Thursday, February 19, 2009

Worms Crawl In


You want green? How 'bout those green burials?

What, you say they're illegal in Massachusetts, which is why we don't have that option. You say wrong.

The cemetery (public as well as private) and funeral businesses refuse to offer the choice. There is no law and in some places a simple, easily overturned local ordinance would be the only impediment.

Don't take my word. Come to Cambridge to Mount Auburn Cemetery's Story chapel. At 1 p.m., Mark Harris will talk about his research on and the status of green burials. He wrote Grave Matters: A journey Through the Funeral Industry to a Natural Way of Burial.

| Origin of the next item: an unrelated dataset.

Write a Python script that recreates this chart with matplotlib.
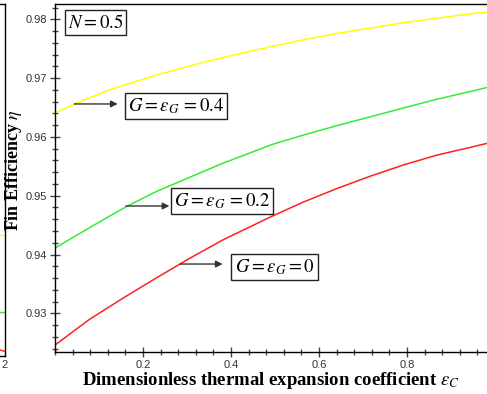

We can pretend that if we have an embalmed corpse, a metal casket, a cast liner, and then a durable gravestone, we provide some eternal presence. Of course, in our heart of hearts we know that at best those wasteful and expensive symbols for those still alive will last a hundred or maybe a thousand years. In Earth time, that wouldn't be a single Cheerios in the cereal box of eternity.

The traditional form of nearly all cultures was to wrap the corpse and put it in the ground or a cave to dissolve, to return its elements. Really, the worms crawl in, the worms crawl out. That seems what we should all want.

My wife and I would like the idea of snuggling down into the earth. That was very real to me last week as I went into my first surgery and first general anesthesia. Hell, people die on the operating table!

We do no have the option citizens do in Maine, California, South Carolina and elsewhere. Hmm. Our advocates are the soft-spoken Funeral Consumers Alliance of Eastern Massachusetts.

They are nice folk, but we all have that limbo problem. There are no laws preventing green burials in the commonwealth. Individual cemeteries would have to offer or be started to offer them.

I suspect Harris will speak of the funeral biz' tactics of saying terrible things will happen if they don't pump poisons into our corpses and don't bury is in the full armored vehicle of death. They even say without the concrete grave liner, it's hard for the lawn-mowing crew. Somehow people managed on this planet for thousands of years and even learned such incredible engineering feats as piling extra dirt on top to allow for settling.

It appears we're going to have to ask for the option. We're going to have to say we don't want to bury high-carbon footprint caskets and trappings, along with highly-toxic embalming fluid. We're going to have to say we'd like to go out naturally.

I'll be there on March 21st, likely still on crutches or walker.